# Task brief
Go through the records below from the first line and print each one exactly, stopping after the line that contains "ax.yaxis.grid(True, color=grid_col, linewidth=1.6, zorder=0)". Do not print pictures or anything past that line.
-------------------------
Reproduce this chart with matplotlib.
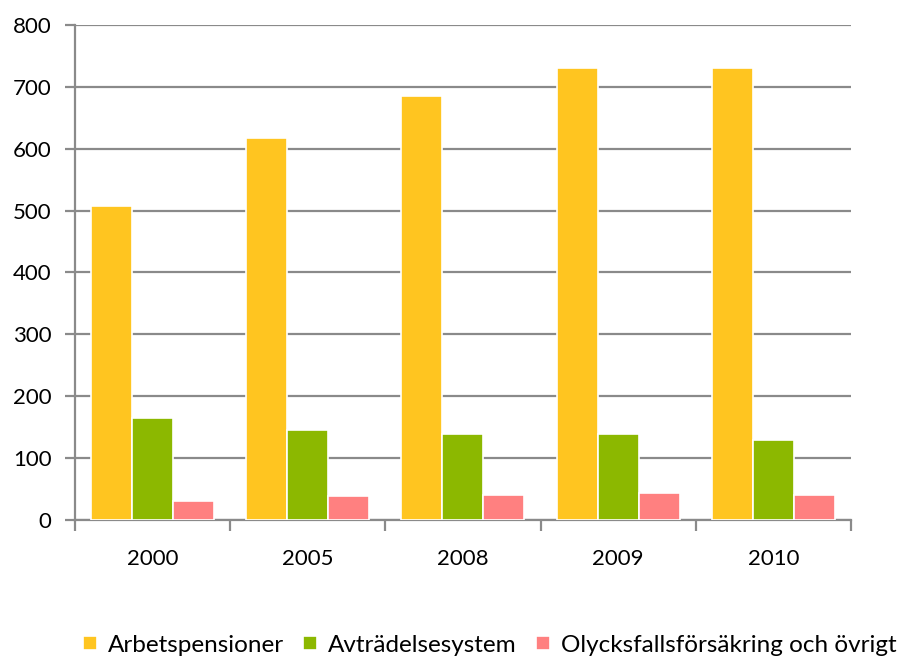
import matplotlib.pyplot as plt
import numpy as np

years = ['2000', '2005', '2008', '2009', '2010']
arbetspensioner = [507, 617, 685, 730, 730]
avtradelsesystem = [165, 145, 139, 139, 129]
olycksfall = [31, 39, 41, 43, 41]

series = ['Arbetspensioner', 'Avträdelsesystem', 'Olycksfallsförsäkring och övrigt']
colors = ['#FFC520', '#8CB800', '#FF8080']

plt.rcParams['font.family'] = 'Lato'

fig = plt.figure(figsize=(9.02, 6.61), dpi=100)
ax = fig.add_axes([0.0831, 0.2133, 0.8603, 0.7489])

x = np.arange(len(years))
w = 0.264
for i, (vals, col, lab) in enumerate(zip([arbetspensioner, avtradelsesystem, olycksfall], colors, series)):
    ax.bar(x + (i - 1) * w, vals, width=w, color=col, edgecolor='white', linewidth=1.2,
           label=lab, zorder=3)

grid_col = '#8a8a8a'
ax.set_ylim(0, 800)
ax.set_xlim(-0.5, 4.5)
ax.set_yticks(range(0, 801, 100))
ax.yaxis.grid(True, color=grid_col, linewidth=1.6, zorder=0)

ax.set_xticks(x)
ax.set_xticklabels(years)
ax.set_xticks(np.arange(-0.5, 5, 1), minor=True)
ax.tick_params(axis='x', which='major', length=0, pad=21, labelsize=16)
ax.tick_params(axis='x', which='minor', length=8, width=1.6, color=grid_col, direction='out')
ax.tick_params(axis='y', length=7, width=1.6, color=grid_col, labelsize=16, pad=10)

for s in ['top', 'right']:
    ax.spines[s].set_visible(False)
for s in ['left', 'bottom']:
    ax.spines[s].set_color(grid_col)
    ax.spines[s].set_linewidth(1.6)

fig.legend(loc='center', bbox_to_anchor=(0.543, 0.024), ncol=3, frameon=False,
           prop={'size': 17.5}, handlelength=0.56, handleheight=0.56,
           handletextpad=0.45, columnspacing=0.8)

plt.savefig('out.png', dpi=100)
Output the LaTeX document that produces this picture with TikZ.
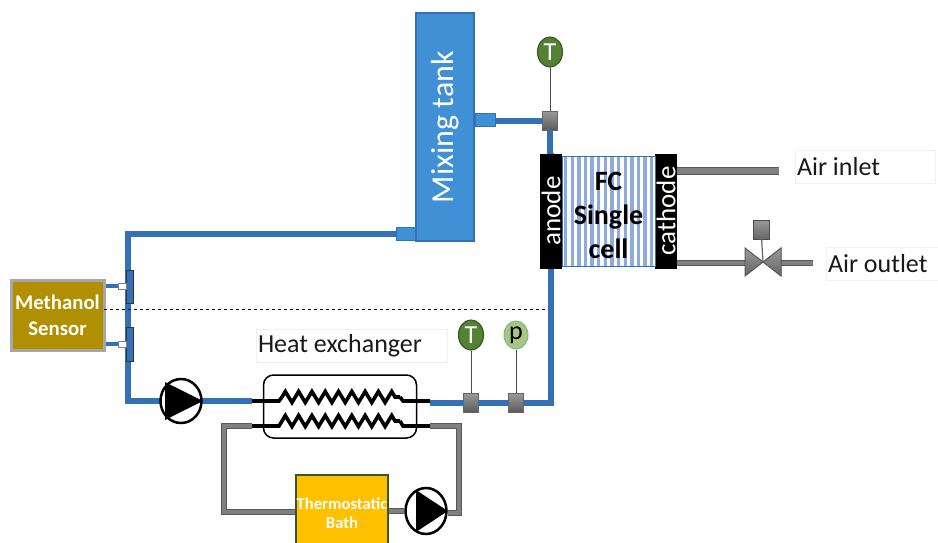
-------------------------
# Task solution
Reproduce this chart with matplotlib.
import matplotlib.pyplot as plt
import numpy as np

years = ['2000', '2005', '2008', '2009', '2010']
arbetspensioner = [507, 617, 685, 730, 730]
avtradelsesystem = [165, 145, 139, 139, 129]
olycksfall = [31, 39, 41, 43, 41]

series = ['Arbetspensioner', 'Avträdelsesystem', 'Olycksfallsförsäkring och övrigt']
colors = ['#FFC520', '#8CB800', '#FF8080']

plt.rcParams['font.family'] = 'Lato'

fig = plt.figure(figsize=(9.02, 6.61), dpi=100)
ax = fig.add_axes([0.0831, 0.2133, 0.8603, 0.7489])

x = np.arange(len(years))
w = 0.264
for i, (vals, col, lab) in enumerate(zip([arbetspensioner, avtradelsesystem, olycksfall], colors, series)):
    ax.bar(x + (i - 1) * w, vals, width=w, color=col, edgecolor='white', linewidth=1.2,
           label=lab, zorder=3)

grid_col = '#8a8a8a'
ax.set_ylim(0, 800)
ax.set_xlim(-0.5, 4.5)
ax.set_yticks(range(0, 801, 100))
ax.yaxis.grid(True, color=grid_col, linewidth=1.6, zorder=0)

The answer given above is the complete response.